Everybody knows that if you bought a house in 2006 or 2007, the chances that you owe more on your house than it is worth is overwhelming. Back then, most buyers were doing 100% financing but even if you made a 20% down payment you are upside down.
But what if you or a friend or even your kids, took the $8K bait earlier this year and bought a house. Where would you be today?
Let’s say you bought your house in April of this year for $200,000 using an FHA loan because of the low down payment and easier qualifying requirements.
If the buyer put the FHA minimum 3.5% down, they would have had to come up with $7,000 for the down payment. That makes the base loan amount $193,000, but on an FHA loan, they would have had to pay an upfront fee of 1.5% which is added to the total loan. On a $200,000 FHA purchase the actual amount the borrower would owe on this house at closing is $195,895.
The total house payment on this loan with estimated taxes and insurance and an interest rate at 5% would be about $1,350.00 per month. Based on the area and location, this same house would probably rent for $1,000 to $1,100 per month.
Current housing value figures show that house has already dropped in value by over 3%. That means that a buyer who closed on their new home in April, made their first payment in June was already upside down almost $2,000 by Christmas. Remember, they invested $7,000 and got $8,000 back in the tax credit.

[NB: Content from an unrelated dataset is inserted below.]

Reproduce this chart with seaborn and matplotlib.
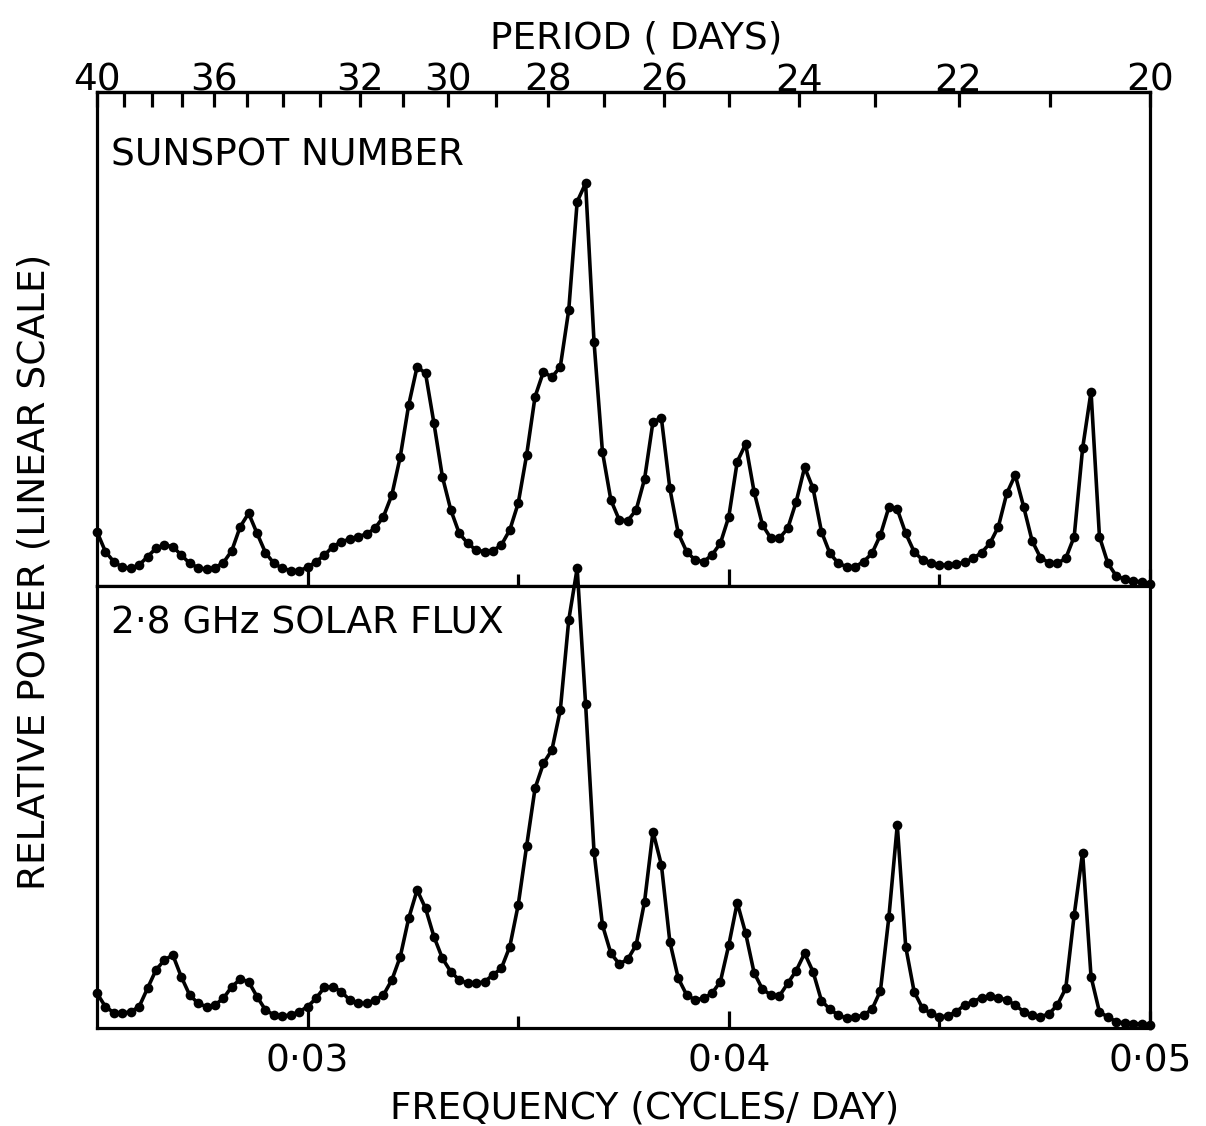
import numpy as np
import matplotlib
matplotlib.use("Agg")
import matplotlib.pyplot as plt
import seaborn as sns
from matplotlib.ticker import FixedLocator

# Periodogram of daily solar indices: relative power (linear units)
# sampled every 0.0002 cycles/day from 0.025 to 0.050.
freq = np.round(0.025 + 0.0002 * np.arange(126), 4)

sunspot_power = [
    54.3, 34.3, 24.3, 18.7, 17.7, 21.0, 29.3, 37.7, 41.0, 39.3,
    31.0, 22.7, 18.3, 16.7, 18.3, 23.3, 35.3, 59.3, 72.7, 52.7,
    33.3, 22.7, 17.7, 15.3, 15.3, 18.7, 24.3, 31.0, 39.3, 44.3,
    46.7, 49.3, 52.0, 57.7, 69.3, 91.0, 129.3, 181.0, 219.3, 212.7,
    162.7, 109.3, 76.0, 52.7, 42.7, 36.0, 34.3, 35.3, 41.0, 56.0,
    82.7, 131.0, 189.3, 214.3, 208.7, 219.3, 276.0, 384.3, 402.7, 244.3,
    134.3, 86.0, 66.0, 65.3, 76.0, 107.0, 164.3, 167.7, 97.7, 52.7,
    34.3, 26.0, 24.3, 31.0, 42.7, 69.3, 124.3, 142.0, 94.3, 61.0,
    47.7, 47.7, 57.7, 84.3, 118.7, 97.7, 54.3, 32.7, 22.7, 19.3,
    19.3, 24.3, 32.7, 51.0, 78.7, 76.7, 52.7, 34.3, 26.0, 22.7,
    21.0, 21.0, 22.0, 23.7, 27.7, 33.3, 42.7, 59.3, 92.7, 111.0,
    79.3, 45.3, 28.3, 23.3, 22.7, 27.7, 49.3, 137.7, 194.3, 49.3,
    22.7, 10.0, 6.7, 5.3, 4.0, 2.0,
]

flux_power = [
    34.7, 21.3, 15.3, 14.7, 16.3, 21.3, 39.7, 58.0, 68.0, 73.0,
    51.3, 33.0, 24.7, 21.3, 23.0, 29.7, 41.3, 48.7, 46.3, 31.3,
    18.0, 13.0, 12.0, 13.0, 16.3, 21.3, 29.7, 40.7, 41.3, 36.3,
    28.0, 24.7, 24.7, 28.0, 33.0, 48.0, 71.3, 109.7, 138.0, 119.7,
    91.3, 69.7, 56.3, 48.0, 44.7, 44.7, 46.3, 53.0, 59.7, 81.3,
    123.0, 182.0, 239.7, 264.7, 278.0, 318.0, 408.0, 459.7, 324.0, 176.3,
    103.0, 74.7, 64.0, 68.7, 83.0, 126.3, 196.3, 163.0, 86.3, 49.7,
    33.0, 28.0, 29.7, 34.7, 46.3, 83.0, 125.3, 94.7, 55.3, 38.7,
    33.0, 32.0, 44.7, 57.3, 74.7, 56.3, 27.3, 18.7, 13.0, 9.7,
    10.7, 13.0, 18.7, 37.3, 110.7, 203.0, 81.3, 36.3, 19.7, 14.7,
    11.3, 12.0, 16.3, 23.0, 26.3, 30.3, 32.0, 30.3, 28.0, 23.0,
    16.3, 13.0, 11.3, 14.0, 23.0, 39.7, 113.0, 175.3, 51.3, 16.0,
    11.0, 6.3, 5.0, 4.5, 4.0, 3.0,
]

freq_major = [0.03, 0.04, 0.05]
freq_labels = ["0·03", "0·04", "0·05"]
freq_minor = [0.035, 0.045]
period_major = [40, 36, 32, 30, 28, 26, 24, 22, 20]
period_minor = [39, 38, 37, 35, 34, 33, 31, 29, 27, 25, 23, 21]

panel_titles = ["SUNSPOT NUMBER", "2·8 GHz SOLAR FLUX"]

sns.set_style("white")
plt.rcParams["font.family"] = ["DejaVu Sans"]
plt.rcParams["text.color"] = "black"
plt.rcParams["axes.labelcolor"] = "black"
plt.rcParams["xtick.color"] = "black"
plt.rcParams["ytick.color"] = "black"

FS = 27
LW = 2.3

W, H = 1206, 1126
fig = plt.figure(figsize=(W / 100, H / 100), dpi=100)


def box(left, top, right, bottom):
    return [left / W, 1 - bottom / H, (right - left) / W, (bottom - top) / H]


ax_top = fig.add_axes(box(97, 92, 1150, 586))
ax_bot = fig.add_axes(box(97, 586, 1150, 1028))

for ax, vals, ymax in ((ax_top, sunspot_power, 494), (ax_bot, flux_power, 442)):
    sns.lineplot(x=freq, y=vals, ax=ax, color="black", linewidth=2.6,
                 marker="o", markersize=7, markeredgewidth=0, clip_on=False)
    ax.set_xlim(0.025, 0.05)
    ax.set_ylim(0, ymax)
    ax.set_yticks([])
    ax.set_xlabel("")
    ax.set_ylabel("")
    for s in ax.spines.values():
        s.set_visible(True)
        s.set_color("black")
        s.set_linewidth(LW)
    ax.xaxis.set_major_locator(FixedLocator(freq_major))
    ax.xaxis.set_minor_locator(FixedLocator(freq_minor))
    ax.tick_params(axis="x", which="major", direction="in", length=12.5,
                   width=LW, top=False, bottom=True, color="black",
                   labelcolor="black")
    ax.tick_params(axis="x", which="minor", direction="in", length=8.5,
                   width=LW, top=False, bottom=True, color="black")

ax_top.tick_params(axis="x", which="both", labelbottom=False)
ax_bot.set_xticks(freq_major, labels=freq_labels)
ax_bot.tick_params(axis="x", which="major", labelsize=FS, pad=11.5)


def to_period(f):
    f = np.asarray(f, dtype=float)
    with np.errstate(divide="ignore"):
        return 1.0 / f


secax = ax_top.secondary_xaxis("top", functions=(to_period, to_period))
secax.xaxis.set_major_locator(FixedLocator(period_major))
secax.xaxis.set_minor_locator(FixedLocator(period_minor))
secax.set_xticks(period_major, labels=[str(p) for p in period_major])
secax.tick_params(axis="x", which="both", direction="in", length=11,
                  width=LW, color="black", labelcolor="black")
secax.tick_params(axis="x", which="major", labelsize=FS, pad=-5)
secax.spines["top"].set_linewidth(LW)
secax.spines["top"].set_color("black")

fig.text(111 / W, 1 - 165 / H, panel_titles[0], ha="left", va="baseline",
         fontsize=FS, color="black")
fig.text(111 / W, 1 - 633 / H, panel_titles[1], ha="left", va="baseline",
         fontsize=FS, color="black")

fig.text(636 / W, 1 - 48 / H, "PERIOD ( DAYS)", ha="center", va="baseline",
         fontsize=FS, color="black")
fig.text(645 / W, 1 - 1119 / H, "FREQUENCY (CYCLES/ DAY)", ha="center",
         va="baseline", fontsize=FS, color="black")
fig.text(35 / W, 1 - 572 / H, "RELATIVE POWER (LINEAR SCALE)", rotation=90,
         ha="center", va="center", fontsize=FS, color="black")

fig.savefig("out.png", dpi=100)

In real cash they are up $1,000 so far but on paper and into the future their outcome is much different.
We expect housing prices to drop another 20% or more with a continued fall until 2014. Based on our research, we believe this house will ultimately sell for $160,000 or less in 2014. We expect stagnant housing prices for 3 years after that and moderate growth of 2-5% per year for the next several years.
This means that this new homeowner who is already upside down in their home will be not be able to sell this house for what they owe on it until at least 2018. The costs to sell that house could extend this for an additional year or two.
This optimistic homeowner will have to keep and continue to pay for the property for at least 8 years just to break even. On top of that, they needed a big chunk of money upfront to buy the house, they are paying more than they could have to rent a similar property and they are responsible for the ongoing maintenance of the property.
I had to think this through because it goes against everything we have ever been taught about the American dream of home ownership. For many people who bought their first home, it may end up being a bad dream. Many of them will be joining the over 16 million american families that are underwater in their homes with no way out.
You need to understand the math when buying a home in today’s market. Just because you are buying a short sale or a foreclosure, doesn’t mean that you are getting that house for a bargain. Whatever you paid for your house becomes the comparable property that an appraiser is going to use for future sales. If three people get a steal of a deal in the same neighborhood at about the same time. That now becomes the actual value of all of the similar houses in that neighborhood.